Shares in Rolls-Royce plunged by more than a fifth yesterday, threatening its status in the FTSE 100 index, after the aero-engine manufacturer warned that profits would stagnate next year.

Shares in Rolls-Royce plunged by more than a fifth yesterday, threatening its status in the FTSE 100 index, after the aero-engine manufacturer warned that profits would stagnate next year.

The shock warning sent the shares tumbling 22 per cent, wiping more than £700m from Rolls' market capitalisation, and prompted a rash of downgrades from analysts.

Sir Ralph Robins, chairman, shrugged off worries that the sharp drop in Rolls' valuation would leave it vulnerable to a bid and said he had full confidence in the company's management.

Rolls blamed its forecast of flat profits for 2001 on a lower contribution to sales from its lucrative engine spares business, delays to the industrial Trent engine programme and further rationalisation charges.

In addition to a £120m provision to cover the increased costs of bringing the industrial Trent into service, taken in this year's accounts, Rolls will also incur £150m of exceptional restructuring charges over the next three years. The restructuring programme will result in 2,000 job cuts next year on top of 3,000 this year. All the job reductions next year will come from natural wastage and early retirement.

Sir Ralph stressed, however, that Rolls expected profits to start growing again in 2002, although he would not commit the company to the double-digit earnings growth that it has achieved in each of the last four years. Sir Ralph, who was subjected to a two-hour grilling by analysts, described the share price reaction as "pretty overdone" and said he would be disappointed if Rolls did drop out of the FTSE 100. "This is a highly undervalued company. Given the fact that we will have one year of flat earnings, this seems to be me to be an extraordinary reaction."
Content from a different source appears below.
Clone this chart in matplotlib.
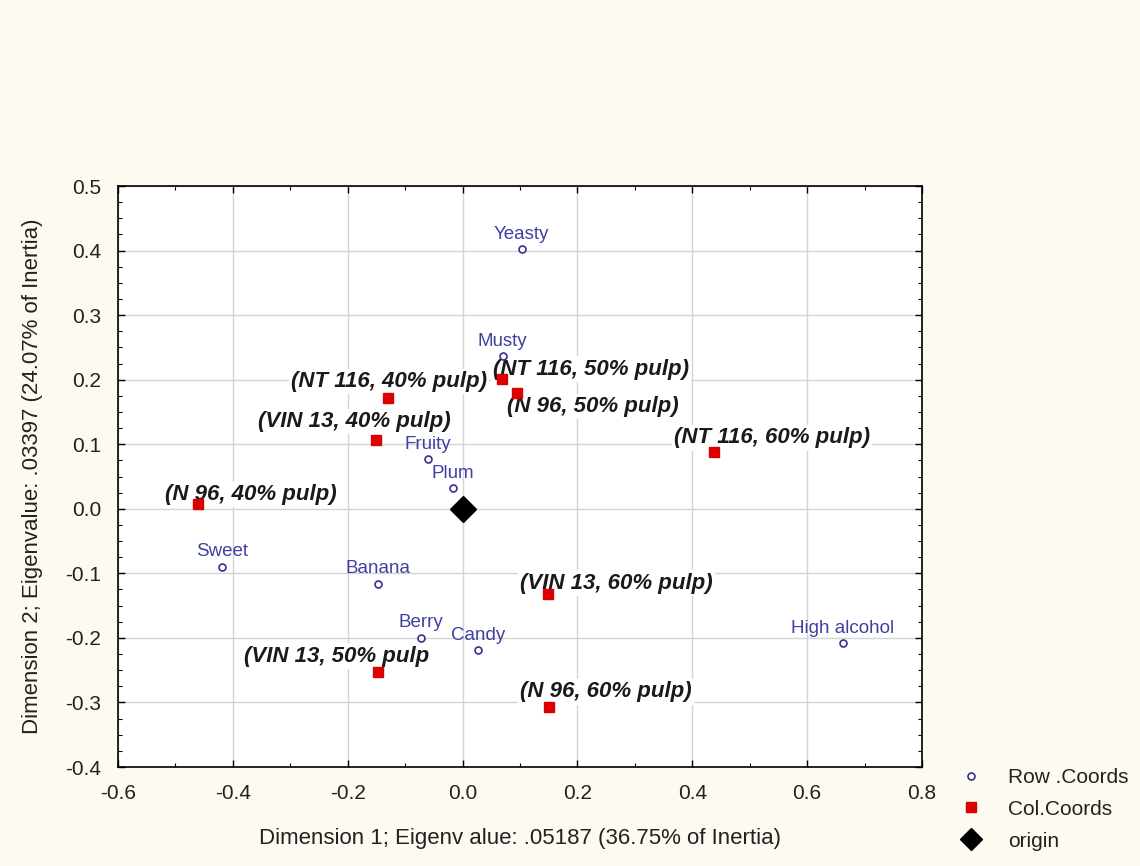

The main brake on profit growth will be the increase in the proportion of Rolls' civil aerospace business accounted for by new engine sales, as opposed to spares sales, next year. Rolls makes most of its profits in civil aerospace from spares sales and Sir Ralph admitted that some engines were sold at a loss, particularly when Rolls was seeking customers for new engines.

The delay to the industrial Trent programme, caused by difficulties in meeting tougher emissions targets, means full production of the engine will not start until 2002. Rolls has overcome the problem of excessive nitrous oxide emissions with the help of Cambridge University scientists but it will still have to spend £120m retrofitting engines already supplied to seven customers and paying them compensation. The one-off provision resulted in a 76 per cent fall in first-half profits to £38m but underlying profits, boosted by the acquisition of Vickers, rose 26 per cent to £195m.

Despite the profits setback, Rolls expects to deliver 1,200 civil engines next year - almost as many as General Electric - compared with 400 in 1996. John Rose, chief executive, said this would establish Rolls as "the genuine number two and a number one contender" in the world engine market. Rolls presently accounts for 14 per cent of all civil engines in service, which gives it an aftermarket worth £14bn. But Mr Rose said this was growing at the rate of £3bn a year because of the huge step change in engine deliveries.

Rolls is shortly to submit a request to the Government for refundable launch aid for the proposed Trent 600 and 900 engines which will power the next generation of Boeing and Airbus super-jumbos. A decision on whether to sell the Vickers Challenger tank business or merge it with another tank maker will be taken in the autumn after Rolls has discovered whether it has succeeded in a £1.5bn bid to supply the Greeks with 250 Challengers.